Here are three takeaways from the United Center …
1. First Goal Still Eludes Blackhawks
The Blackhawks thought they had scored the game’s first goal for just the fifth time this season, but a video review denied them. Just over six minutes into the game, Andreas Athanasiou tipped home a feed from Patrick Kane, only to have his goal taken off the board following a very brief coach’s challenge.
After a mid-first-period penalty kill, the top two lines produced some scoring chances, including another great look by Athanasiou set up by Kane, but they couldn’t get one past Connor Hellebuyck. Moments later, Jansen Harkins put one over a sprawled-out Petr Mrazek to give the Jets a 1-0 lead. This was the eighth game in a row where the Blackhawks surrendered the first goal of the game and the 17th time out of 21 games.
2. Losing the Special Teams Battle
When these two squads got together in Winnipeg back on Nov. 5, special teams were where the game was decided. The Jets scored three power-play goals and one shorthanded in a 4-0 victory. Head coach Luke Richardson knew this was an important battle to win heading into tonight’s contest.
“Staying out of the box,” he said, was a major key to victory after the morning skate. “We learned that lesson last game against them. I know their numbers aren’t great on the power play. They just haven’t been connecting. We watched some video, and they’ve been very dangerous.”
The Blackhawks killed off their lone first-period penalty, a Jack Johnson tripping call, but allowed a 5-on-3 goal in the middle frame. Seth Jones was called for a questionable tripping penalty while the Blackhawks were on the power play. Nine seconds later, Caleb Jones joined his brother in the box after a hooking infraction. Kyle Connor scored on the two-man advantage to kill the momentum gained from Taylor Raddysh’s sixth goal of the season, scored minutes earlier. Sound familiar?
Jujhar Khaira scored the first power-play goal of his career late in the second period. He now has one more power-play goal on the season than Patrick Kane. That’s a problem.

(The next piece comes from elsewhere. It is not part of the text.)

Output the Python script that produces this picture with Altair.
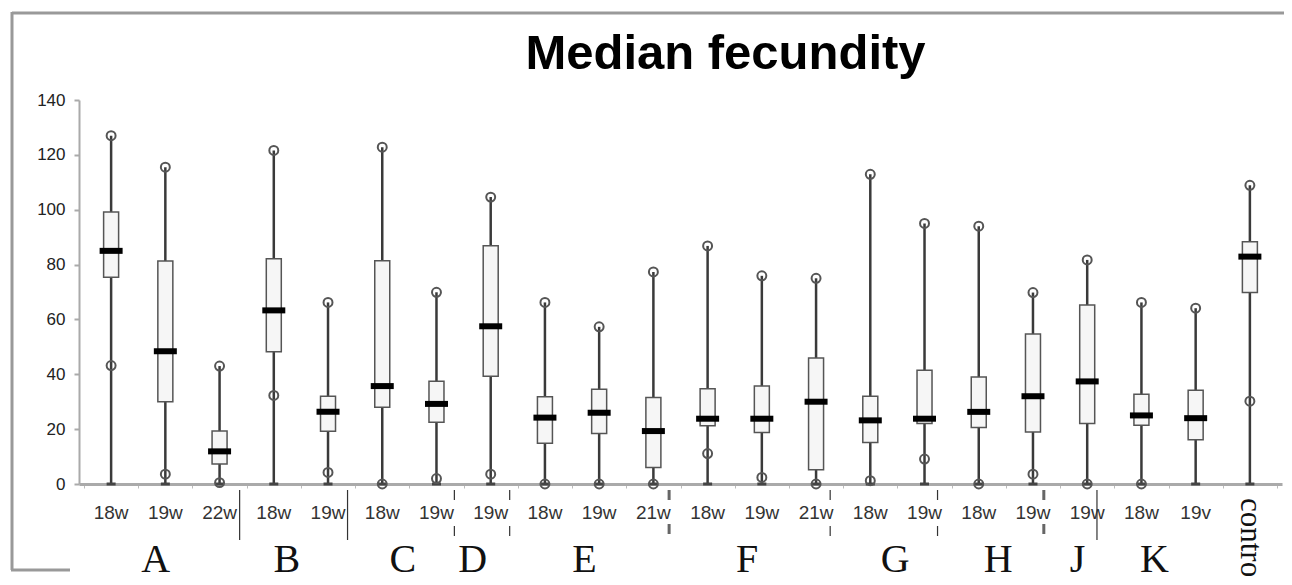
import altair as alt
import pandas as pd

# ---------------- data ----------------
tick_labels = ["18w", "19w", "22w", "18w", "19w", "18w", "19w", "19w", "18w", "19w", "21w",
               "18w", "19w", "21w", "18w", "19w", "18w", "19w", "19w", "18w", "19v", "control"]
group_letters = ["A", "B", "C", "D", "E", "F", "G", "H", "J", "K"]
chart_title = "Median fecundity"

q1 = [75.4, 30.0, 7.3, 48.2, 19.2, 28.0, 22.5, 39.3, 14.9, 18.4, 6.0,
      21.2, 18.8, 5.2, 15.1, 22.1, 20.6, 19.0, 22.1, 21.4, 16.1, 69.8]
median = [85.0, 48.4, 11.9, 63.3, 26.3, 35.7, 29.2, 57.5, 24.2, 26.0, 19.3,
          23.8, 23.8, 30.0, 23.2, 23.8, 26.3, 32.0, 37.4, 25.0, 24.0, 82.9]
q3 = [99.2, 81.3, 19.3, 82.1, 32.0, 81.4, 37.5, 86.9, 31.8, 34.5, 31.5,
      34.7, 35.7, 45.9, 32.0, 41.5, 39.0, 54.7, 65.3, 32.7, 34.2, 88.3]
top_point = [127.0, 115.5, 43.0, 121.6, 66.2, 122.8, 69.9, 104.6, 66.2, 57.3, 77.3,
             86.8, 75.9, 75.0, 112.9, 95.0, 94.0, 69.8, 81.7, 66.2, 64.1, 108.9]
low_point = [43.2, 3.6, 0.5, 32.3, 4.2, 0.0, 2.0, 3.6, 0.0, 0.0, 0.0,
             11.1, 2.4, 0.0, 1.2, 9.1, 0.0, 3.6, 0.0, 0.0, None, 30.2]
whisker_low = [0.0] * 22

# ---------------- layout (not data) ----------------
W, H = 1203, 384
letter_pos = [1.32, 3.74, 5.88, 7.17, 9.23, 12.23, 14.96, 16.86, 18.32, 19.74]
sep_pos = [2.87, 4.86, 6.83, 7.85, 10.79, 13.76, 15.74, 17.70, 18.68]
sep_style = ["solid", "solid", "thin", "thin", "thick", "thin", "thin", "thick", "solid"]

n = len(tick_labels)
df = pd.DataFrame({
    "pos": [i + 0.5 for i in range(n)],
    "label": tick_labels,
    "q1": q1, "median": median, "q3": q3,
    "top": top_point, "low": low_point, "zero": whisker_low,
})
df_lab = df.iloc[:-1]
df_ctrl = df.iloc[-1:]
df_low = df.dropna(subset=["low"])
df_let = pd.DataFrame({"lx": letter_pos, "letter": group_letters})
df_sep = pd.DataFrame({"sx": sep_pos, "style": sep_style})

xs = alt.Scale(domain=[0, n], nice=False, zero=False)
ys = alt.Scale(domain=[0, 140], nice=False)
x_axis = alt.Axis(values=list(range(n + 1)), labels=False, title=None, tickSize=4,
                  tickColor="#bbbbbb", tickWidth=1, domainColor="#aaaaaa", domainWidth=3,
                  grid=False)
y_axis = alt.Axis(values=list(range(0, 141, 20)), title=None, tickSize=5, tickColor="#aaaaaa",
                  tickWidth=2, domainColor="#aaaaaa", domainWidth=2, labelFontSize=17,
                  labelFont="Liberation Sans", labelColor="#222222", labelPadding=9, grid=False)


def X(f):
    return alt.X(f"{f}:Q", scale=xs, axis=x_axis)


def Y(f):
    return alt.Y(f"{f}:Q", scale=ys, axis=y_axis)


base = alt.Chart(df)

whisk = base.mark_rule(color="#3a3a3a", strokeWidth=2.5).encode(
    x=X("pos"), y=Y("zero"), y2="top:Q")
cap = base.mark_tick(orient="horizontal", size=9, thickness=3, color="#444444",
                     opacity=1).encode(x=X("pos"), y=Y("zero"))
box = base.mark_bar(size=15, fill="#f6f6f6", stroke="#555555", strokeWidth=1.5,
                    opacity=1).encode(x=X("pos"), y=Y("q1"), y2="q3:Q")
med = base.mark_tick(orient="horizontal", size=23, thickness=6, color="black",
                     opacity=1).encode(x=X("pos"), y=Y("median"))
top_c = base.mark_point(shape="circle", filled=False, size=80, strokeWidth=2,
                        color="#555555", opacity=1).encode(x=X("pos"), y=Y("top"))
low_c = alt.Chart(df_low).mark_point(shape="circle", filled=False, size=80, strokeWidth=2,
                                     color="#555555", opacity=1).encode(x=X("pos"), y=Y("low"))

labels = alt.Chart(df_lab).mark_text(font="Liberation Sans", fontSize=19, color="#333333",
                                     baseline="middle", align="center").encode(
    x=X("pos"), y=alt.value(H + 29), text="label:N")
ctrl = alt.Chart(df_ctrl).mark_text(font="Liberation Serif", fontSize=31, color="#111111",
                                    angle=90, align="left", baseline="middle").encode(
    x=X("pos"), y=alt.value(H + 14), text="label:N")
letters = alt.Chart(df_let).mark_text(font="Liberation Serif", fontSize=40, color="#111111",
                                      baseline="alphabetic", align="center").encode(
    x=X("lx"), y=alt.value(H + 88), text="letter:N")

sep_solid = alt.Chart(df_sep).transform_filter("datum.style == 'solid'").mark_rule(
    color="#333333", strokeWidth=1.2).encode(x=X("sx"), y=alt.value(H + 6), y2=alt.value(H + 56))
sep_thin = alt.Chart(df_sep).transform_filter("datum.style == 'thin'").mark_rule(
    color="#333333", strokeWidth=1.2, strokeDash=[10, 26]).encode(
    x=X("sx"), y=alt.value(H + 6), y2=alt.value(H + 52))
sep_thick = alt.Chart(df_sep).transform_filter("datum.style == 'thick'").mark_rule(
    color="#666666", strokeWidth=3, strokeDash=[10, 24]).encode(
    x=X("sx"), y=alt.value(H + 6), y2=alt.value(H + 56))

one = alt.Data(values=[{"t": chart_title}])
title_mark = alt.Chart(one).mark_text(font="Liberation Sans", fontSize=49, fontWeight="bold",
                                      color="black", align="center", baseline="alphabetic").encode(
    x=alt.value(W / 2 + 45), y=alt.value(-31), text="t:N")

# decorative frame around the picture
frame_top = alt.Chart(one).mark_rule(color="#999999", strokeWidth=3).encode(
    x=alt.value(-67), x2=alt.value(1215), y=alt.value(-87))
frame_left = alt.Chart(one).mark_rule(color="#999999", strokeWidth=3).encode(
    x=alt.value(-67), y=alt.value(-88), y2=alt.value(470))
frame_bot = alt.Chart(one).mark_rule(color="#999999", strokeWidth=3).encode(
    x=alt.value(-68), x2=alt.value(-9), y=alt.value(470))

chart = alt.layer(
    frame_top, frame_left, frame_bot, title_mark,
    whisk, cap, box, med, top_c, low_c,
    labels, ctrl, letters, sep_solid, sep_thin, sep_thick,
).properties(
    width=W, height=H,
    autosize=alt.AutoSizeParams(type="none"),
    padding={"left": 71, "top": 92, "right": 2, "bottom": 93},
    background="white",
).configure_view(stroke=None)

chart.save("out.html", embed_options={"renderer": "svg", "actions": False})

Winnipeg added a second power-play goal late in the game as Reese Johnson looked on from the box while serving a roughing penalty.

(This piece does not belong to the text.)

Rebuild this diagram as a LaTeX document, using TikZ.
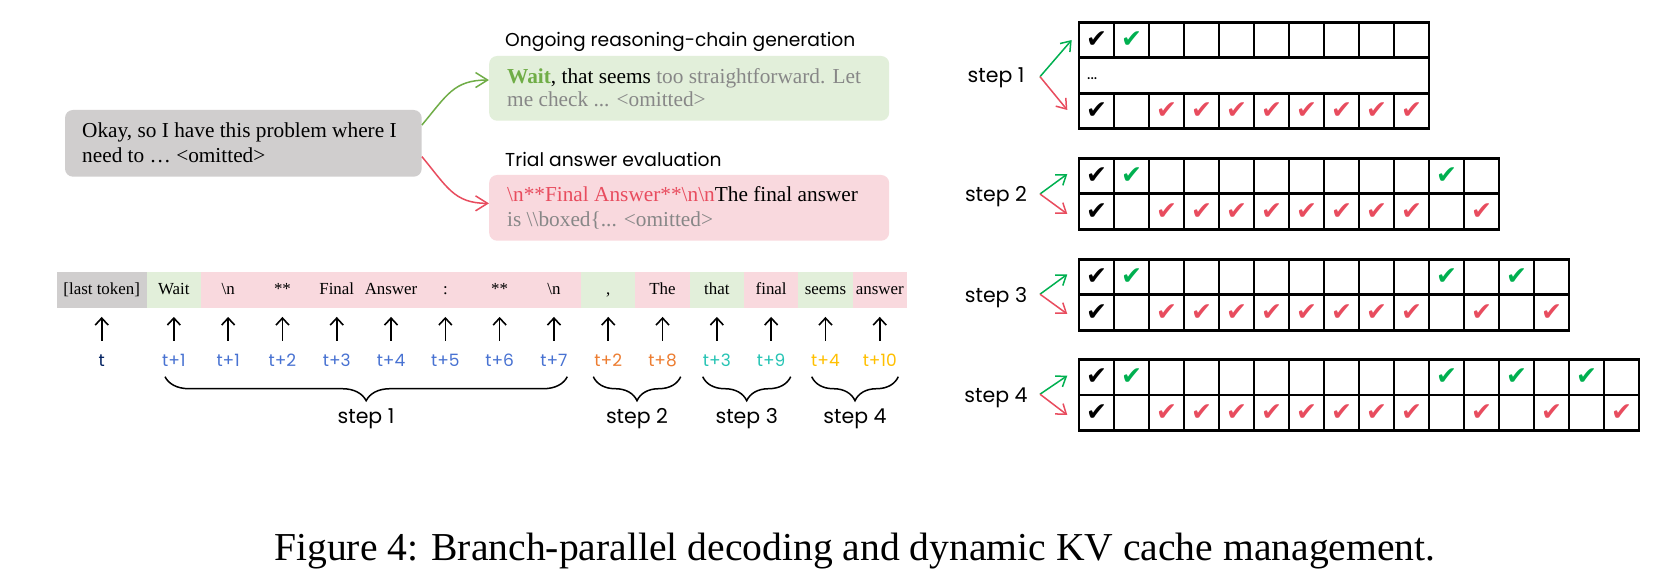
\documentclass[tikz,border=0pt]{standalone}
\usepackage{fontspec}
\setmainfont{Liberation Serif}
\newfontfamily\comic{Poppins}
\newfontfamily\sym{DejaVu Sans}
\usetikzlibrary{arrows.meta,decorations.pathreplacing,calc}
\definecolor{fgray}{RGB}{208,206,206}
\definecolor{fgreen}{RGB}{226,239,218}
\definecolor{fpink}{RGB}{249,217,222}
\definecolor{wgreen}{RGB}{112,173,71}
\definecolor{tred}{RGB}{232,76,94}
\definecolor{tgray}{RGB}{135,135,135}
\definecolor{cgreen}{RGB}{0,176,80}
\definecolor{cred}{RGB}{232,76,94}
\definecolor{lblue}{RGB}{72,114,210}
\definecolor{lorange}{RGB}{237,125,49}
\definecolor{lteal}{RGB}{38,196,180}
\definecolor{lgold}{RGB}{255,192,0}
\definecolor{lnavy}{RGB}{0,32,96}
\newcommand\tokcell[5]{%
  \pgfmathsetmacro\cx{173.85+54.3*(#1-1)}
  \node[tok, fill=#3] (c#1) at (\cx,289.7) {#2};
  \node[tlab, text=#5] (l#1) at (\cx,366.7) {#4};
  \draw[tokarrow] (l#1.north) -- (c#1.south);
}
\newcommand\putchk[4]{%
  \node[chk, text=#1] (#2) at ({1079+35*#3-17.5},#4) {✔};
}
\begin{document}
\begin{tikzpicture}[x=1pt,y=-1pt,
  tok/.style={minimum width=54.3pt, minimum height=36pt, inner sep=0pt, text height=12.5pt, text depth=2.5pt, font=\fontsize{16.9}{18}\selectfont},
  tlab/.style={anchor=base, inner sep=0pt, text height=12pt, text depth=0pt, font=\comic\fontsize{17}{18}\selectfont},
  tokarrow/.style={-{Straight Barb[length=7pt,width=13pt]}, line width=1.6pt, shorten <=14pt, shorten >=9pt},
  brc/.style={decorate, decoration={brace, mirror, amplitude=24pt}, line width=1.5pt},
  steplab/.style={anchor=base, inner sep=0pt, font=\comic\fontsize{20.5}{22}\selectfont},
  gridline/.style={line width=2.6pt},
  chk/.style={inner sep=0pt, font=\sym\fontsize{25}{25}\selectfont},
  gbox/.style={rounded corners=8pt, inner sep=0pt},
  btxt/.style={anchor=base west, inner sep=0pt, font=\fontsize{21.3}{25}\selectfont},
  ttl/.style={anchor=base west, inner sep=0pt, font=\comic\fontsize{18.7}{22}\selectfont},
  carrow/.style={line width=1.5pt, -{Straight Barb[length=12pt,width=15pt]}},
  sarrow/.style={line width=1.5pt, -{Straight Barb[length=9pt,width=13pt]}},
]
\path[use as bounding box, fill=white] (0,0) rectangle (1665,577);

% ---- top-left boxes
\node[gbox, fill=fgray, minimum width=356.7pt, minimum height=66.7pt] (q) at (243.35,143.35) {};
\node[btxt] (q1) at (82,138) {Okay, so I have this problem where I};
\node[btxt] (q2) at (82,163) {need to … <omitted>};

\node[ttl] (tt1) at (505,46.7) {Ongoing reasoning-chain generation};
\node[gbox, fill=fgreen, minimum width=400pt, minimum height=64.7pt] (gb) at (689.15,88.35) {};
\node[btxt] (gb1) at (507,83.3) {\textbf{\color{wgreen}Wait}, that seems {\color{tgray}too straightforward. Let}};
\node[btxt, text=tgray] (gb2) at (507,107) {me check ... <omitted>};

\node[ttl] (tt2) at (505,166.7) {Trial answer evaluation};
\node[gbox, fill=fpink, minimum width=400pt, minimum height=65.7pt] (rb) at (689.15,207.85) {};
\node[btxt] (rb1) at (507,201.7) {{\color{tred}\textbackslash n**Final Answer**\textbackslash n\textbackslash n}The final answer};
\node[btxt, text=tgray] (rb2) at (507,226.7) {is \textbackslash\textbackslash boxed\{... <omitted>};

\draw[carrow, wgreen] ($(q.east)+(0,-18.3)$) .. controls +(25,-30) and +(-35,0) .. ($(gb.west)+(0,-8.3)$);
\draw[carrow, tred] ($(q.east)+(0,13.3)$) .. controls +(25,30) and +(-35,0) .. ($(rb.west)+(0,-4.5)$);

% ---- token row
\node[tok, fill=fgray, minimum width=90pt] (c0) at (101.7,289.7) {[last token]};
\node[tlab, text=lnavy] (l0) at (101.7,366.7) {t};
\draw[tokarrow] (l0.north) -- (c0.south);
\tokcell{1}{Wait}{fgreen}{t+1}{lblue}
\tokcell{2}{\textbackslash n}{fpink}{t+1}{lblue}
\tokcell{3}{**}{fpink}{t+2}{lblue}
\tokcell{4}{Final}{fpink}{t+3}{lblue}
\tokcell{5}{Answer}{fpink}{t+4}{lblue}
\tokcell{6}{:}{fpink}{t+5}{lblue}
\tokcell{7}{**}{fpink}{t+6}{lblue}
\tokcell{8}{\textbackslash n}{fpink}{t+7}{lblue}
\tokcell{9}{,}{fgreen}{t+2}{lorange}
\tokcell{10}{The}{fpink}{t+8}{lorange}
\tokcell{11}{that}{fgreen}{t+3}{lteal}
\tokcell{12}{final}{fpink}{t+9}{lteal}
\tokcell{13}{seems}{fgreen}{t+4}{lgold}
\tokcell{14}{answer}{fpink}{t+10}{lgold}

\draw[brc] (165,376.7) -- (567.3,376.7);
\draw[brc] (593.3,376.7) -- (680.7,376.7);
\draw[brc] (702.7,376.7) -- (790.7,376.7);
\draw[brc] (811.7,376.7) -- (898.3,376.7);
\node[steplab] (b1) at (366,423.3) {step 1};
\node[steplab] (b2) at (637,423.3) {step 2};
\node[steplab] (b3) at (746.7,423.3) {step 3};
\node[steplab] (b4) at (855,423.3) {step 4};

% ---- grids
\node[draw, gridline, inner sep=0pt, outer sep=0pt, minimum width=350pt, minimum height=106.5pt, anchor=north west] (g1) at (1079,22.3) {};
\draw[gridline] (1079,57.8) -- (1429,57.8) (1079,93.3) -- (1429,93.3);
\foreach \i in {1,...,9} {\draw[gridline] ({1079+35*\i},22.3) -- ++(0,35.5) ({1079+35*\i},93.3) -- ++(0,35.5);}
\node[anchor=base west, inner sep=0pt, font=\comic\fontsize{16}{16}\selectfont] (dots) at (1087,80) {...};

\node[draw, gridline, inner sep=0pt, outer sep=0pt, minimum width=420pt, minimum height=71pt, anchor=north west] (g2) at (1079,158.3) {};
\draw[gridline] (1079,193.8) -- (1499,193.8);
\foreach \i in {1,...,11} {\draw[gridline] ({1079+35*\i},158.3) -- ++(0,71);}

\node[draw, gridline, inner sep=0pt, outer sep=0pt, minimum width=490pt, minimum height=71pt, anchor=north west] (g3) at (1079,259.3) {};
\draw[gridline] (1079,294.8) -- (1569,294.8);
\foreach \i in {1,...,13} {\draw[gridline] ({1079+35*\i},259.3) -- ++(0,71);}

\node[draw, gridline, inner sep=0pt, outer sep=0pt, minimum width=560pt, minimum height=71pt, anchor=north west] (g4) at (1079,359.3) {};
\draw[gridline] (1079,394.8) -- (1639,394.8);
\foreach \i in {1,...,15} {\draw[gridline] ({1079+35*\i},359.3) -- ++(0,71);}

% checks grid 1
\putchk{black}{a11}{1}{40.05}
\putchk{cgreen}{a12}{2}{40.05}
\putchk{black}{a31}{1}{111.05}
\foreach \i in {3,...,10} {\putchk{cred}{a3\i}{\i}{111.05}}
% grid 2
\putchk{black}{b11}{1}{176.05}
\putchk{cgreen}{b12}{2}{176.05}
\putchk{cgreen}{b111}{11}{176.05}
\putchk{black}{b21}{1}{211.55}
\foreach \i in {3,...,10,12} {\putchk{cred}{b2\i}{\i}{211.55}}
% grid 3
\putchk{black}{d11}{1}{277.05}
\foreach \i in {2,11,13} {\putchk{cgreen}{d1\i}{\i}{277.05}}
\putchk{black}{d21}{1}{312.55}
\foreach \i in {3,...,10,12,14} {\putchk{cred}{d2\i}{\i}{312.55}}
% grid 4
\putchk{black}{e11}{1}{377.05}
\foreach \i in {2,11,13,15} {\putchk{cgreen}{e1\i}{\i}{377.05}}
\putchk{black}{e21}{1}{412.55}
\foreach \i in {3,...,10,12,14,16} {\putchk{cred}{e2\i}{\i}{412.55}}

% step labels and arrows
\node[steplab] (s1) at (996,82.7) {step 1};
\node[steplab] (s2) at (996,201.7) {step 2};
\node[steplab] (s3) at (996,302.7) {step 3};
\node[steplab] (s4) at (996,402.7) {step 4};
\coordinate (s1o) at (1040,76.7); \coordinate (s1g) at (1071.7,40); \coordinate (s1r) at (1067.3,110);
\coordinate (s2o) at (1040,194); \coordinate (s2g) at (1067.3,174); \coordinate (s2r) at (1067.3,214);
\coordinate (s3o) at (1040,294.2); \coordinate (s3g) at (1067.3,274.3); \coordinate (s3r) at (1067.3,314);
\coordinate (s4o) at (1040,394.2); \coordinate (s4g) at (1067.3,375.7); \coordinate (s4r) at (1067.3,415);
\foreach \s in {1,2,3,4} {
  \draw[sarrow, cgreen] (s\s o) -- (s\s g);
  \draw[sarrow, cred] (s\s o) -- (s\s r);
}

% caption
\node[anchor=base west, inner sep=0pt, font=\fontsize{39.6}{44}\selectfont] (cap) at (274,560) {Figure 4: Branch-parallel decoding and dynamic KV cache management.};
\end{tikzpicture}
\end{document}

The Blackhawks did stay out of the box, for the most part. They gave the Jets just four power-play chances on the night. I’m sure Richardson would take that every game. The bigger problem is getting owned at 5v5. At full strength, the Jets finished with a 33-19 advantage in shots on goal and 50-35 in shot attempts.
3. Connor Hellebuyck Remains a Tough Nut to Crack
Winnipeg netminder Connor Hellebuyck has become a perennial Vezina Trophy finalist. He might be the best goaltender in hockey that nobody talks about. The Blackhawks sure know all about him, as he has had their number during his career.
Entering Sunday’s contest, Helleybuck was 13-7-0 versus the Blackhawks with a .921 save percentage, 2.41 goals-against average, and one shutout. That shutout came earlier this year when he stopped all 30 shots in a 4-0 win. The eight-year veteran’s 14 wins against Chicago are the most against any NHL team.